* [Goal of the exercise] Using the records below, locate all lines containing "full" and return them.

* [The input]
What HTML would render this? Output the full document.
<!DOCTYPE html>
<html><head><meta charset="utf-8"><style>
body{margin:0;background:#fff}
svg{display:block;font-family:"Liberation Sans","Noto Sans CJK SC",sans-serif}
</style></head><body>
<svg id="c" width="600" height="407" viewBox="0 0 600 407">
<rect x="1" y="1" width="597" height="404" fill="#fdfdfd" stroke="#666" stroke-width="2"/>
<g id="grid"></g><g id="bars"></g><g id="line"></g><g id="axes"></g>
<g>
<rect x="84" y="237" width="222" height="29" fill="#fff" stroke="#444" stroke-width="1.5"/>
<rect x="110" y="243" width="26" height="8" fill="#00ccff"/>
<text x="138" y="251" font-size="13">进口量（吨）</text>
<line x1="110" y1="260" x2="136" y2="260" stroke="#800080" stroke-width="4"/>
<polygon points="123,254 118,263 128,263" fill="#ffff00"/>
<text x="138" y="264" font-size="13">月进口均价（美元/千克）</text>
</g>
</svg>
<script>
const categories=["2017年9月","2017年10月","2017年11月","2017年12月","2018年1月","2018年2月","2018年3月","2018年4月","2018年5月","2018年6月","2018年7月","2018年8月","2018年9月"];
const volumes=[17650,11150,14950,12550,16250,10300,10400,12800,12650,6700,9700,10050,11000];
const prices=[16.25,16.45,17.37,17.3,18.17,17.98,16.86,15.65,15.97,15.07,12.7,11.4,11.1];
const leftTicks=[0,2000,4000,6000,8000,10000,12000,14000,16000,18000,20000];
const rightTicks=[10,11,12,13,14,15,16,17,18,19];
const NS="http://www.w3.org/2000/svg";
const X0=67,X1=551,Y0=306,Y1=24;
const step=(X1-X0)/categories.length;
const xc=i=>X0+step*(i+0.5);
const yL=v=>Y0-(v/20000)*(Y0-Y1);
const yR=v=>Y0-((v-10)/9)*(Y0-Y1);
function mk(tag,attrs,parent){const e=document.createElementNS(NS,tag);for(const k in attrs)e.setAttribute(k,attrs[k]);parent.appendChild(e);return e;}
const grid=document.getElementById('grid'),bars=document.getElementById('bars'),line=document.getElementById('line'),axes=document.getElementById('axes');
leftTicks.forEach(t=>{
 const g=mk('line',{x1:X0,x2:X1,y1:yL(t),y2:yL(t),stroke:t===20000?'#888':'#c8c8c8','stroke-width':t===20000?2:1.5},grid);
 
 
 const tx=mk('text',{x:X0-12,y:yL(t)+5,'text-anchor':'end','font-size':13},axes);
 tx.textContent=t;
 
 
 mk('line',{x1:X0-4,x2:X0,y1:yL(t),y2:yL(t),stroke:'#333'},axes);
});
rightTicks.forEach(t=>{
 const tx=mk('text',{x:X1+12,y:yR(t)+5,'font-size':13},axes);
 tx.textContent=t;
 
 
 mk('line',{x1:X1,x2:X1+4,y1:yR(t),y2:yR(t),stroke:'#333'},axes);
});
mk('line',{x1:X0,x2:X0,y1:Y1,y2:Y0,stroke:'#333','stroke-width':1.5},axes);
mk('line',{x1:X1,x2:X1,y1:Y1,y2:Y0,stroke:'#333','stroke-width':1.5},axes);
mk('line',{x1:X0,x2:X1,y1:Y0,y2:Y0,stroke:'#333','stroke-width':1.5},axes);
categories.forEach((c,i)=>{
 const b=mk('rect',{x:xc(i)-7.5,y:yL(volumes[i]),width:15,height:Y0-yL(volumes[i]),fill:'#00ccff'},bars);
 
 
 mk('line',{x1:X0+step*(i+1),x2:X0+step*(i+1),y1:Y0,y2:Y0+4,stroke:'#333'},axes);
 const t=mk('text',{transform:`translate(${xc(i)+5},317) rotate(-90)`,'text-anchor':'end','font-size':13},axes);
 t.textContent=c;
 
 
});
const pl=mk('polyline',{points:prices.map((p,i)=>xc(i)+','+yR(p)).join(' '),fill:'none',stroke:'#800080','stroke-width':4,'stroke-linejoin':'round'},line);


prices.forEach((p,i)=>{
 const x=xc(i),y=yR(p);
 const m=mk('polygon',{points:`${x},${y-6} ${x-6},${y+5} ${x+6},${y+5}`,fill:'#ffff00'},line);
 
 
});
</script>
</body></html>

---

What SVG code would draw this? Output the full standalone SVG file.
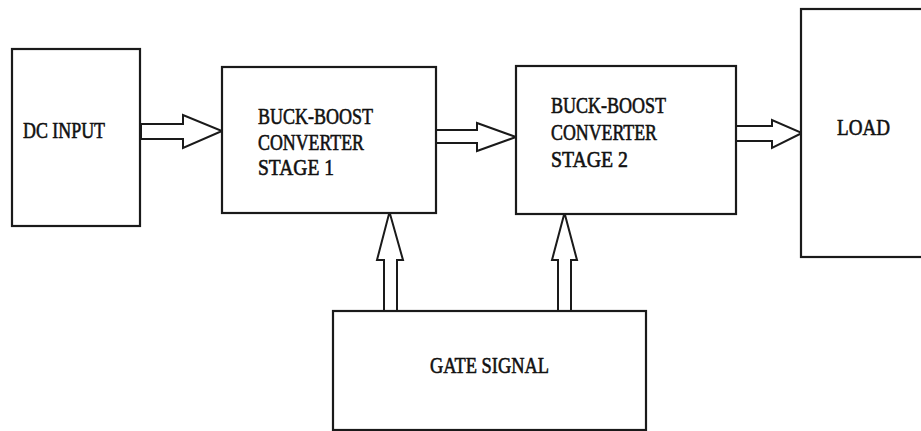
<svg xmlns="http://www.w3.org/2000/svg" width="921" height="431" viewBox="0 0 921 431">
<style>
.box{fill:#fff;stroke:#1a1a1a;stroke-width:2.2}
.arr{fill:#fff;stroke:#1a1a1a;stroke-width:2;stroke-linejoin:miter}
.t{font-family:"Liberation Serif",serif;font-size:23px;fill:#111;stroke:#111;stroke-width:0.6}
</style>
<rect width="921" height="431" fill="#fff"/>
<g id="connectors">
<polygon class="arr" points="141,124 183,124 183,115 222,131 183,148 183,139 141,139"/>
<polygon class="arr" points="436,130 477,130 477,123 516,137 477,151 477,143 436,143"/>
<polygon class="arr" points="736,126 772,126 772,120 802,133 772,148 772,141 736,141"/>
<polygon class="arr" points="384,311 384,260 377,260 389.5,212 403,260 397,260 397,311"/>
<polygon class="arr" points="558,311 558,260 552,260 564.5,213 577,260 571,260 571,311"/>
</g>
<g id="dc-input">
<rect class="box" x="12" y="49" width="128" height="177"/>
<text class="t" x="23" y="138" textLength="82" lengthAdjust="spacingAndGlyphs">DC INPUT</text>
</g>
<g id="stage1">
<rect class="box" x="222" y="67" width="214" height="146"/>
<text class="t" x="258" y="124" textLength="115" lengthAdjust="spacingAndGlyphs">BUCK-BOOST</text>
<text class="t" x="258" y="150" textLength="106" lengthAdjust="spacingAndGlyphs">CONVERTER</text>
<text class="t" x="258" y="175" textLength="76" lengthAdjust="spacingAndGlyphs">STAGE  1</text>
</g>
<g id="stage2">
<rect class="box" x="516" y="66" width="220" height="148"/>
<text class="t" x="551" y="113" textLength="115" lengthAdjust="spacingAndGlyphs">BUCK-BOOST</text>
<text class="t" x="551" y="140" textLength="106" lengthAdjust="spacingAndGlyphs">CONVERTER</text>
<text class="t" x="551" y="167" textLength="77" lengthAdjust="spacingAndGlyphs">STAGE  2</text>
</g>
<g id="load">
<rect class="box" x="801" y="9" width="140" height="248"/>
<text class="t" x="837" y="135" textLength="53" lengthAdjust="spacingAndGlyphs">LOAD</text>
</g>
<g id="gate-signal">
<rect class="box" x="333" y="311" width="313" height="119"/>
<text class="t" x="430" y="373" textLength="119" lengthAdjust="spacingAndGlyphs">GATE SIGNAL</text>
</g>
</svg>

* [Solution]
What HTML would render this? Output the full document.
What SVG code would draw this? Output the full standalone SVG file.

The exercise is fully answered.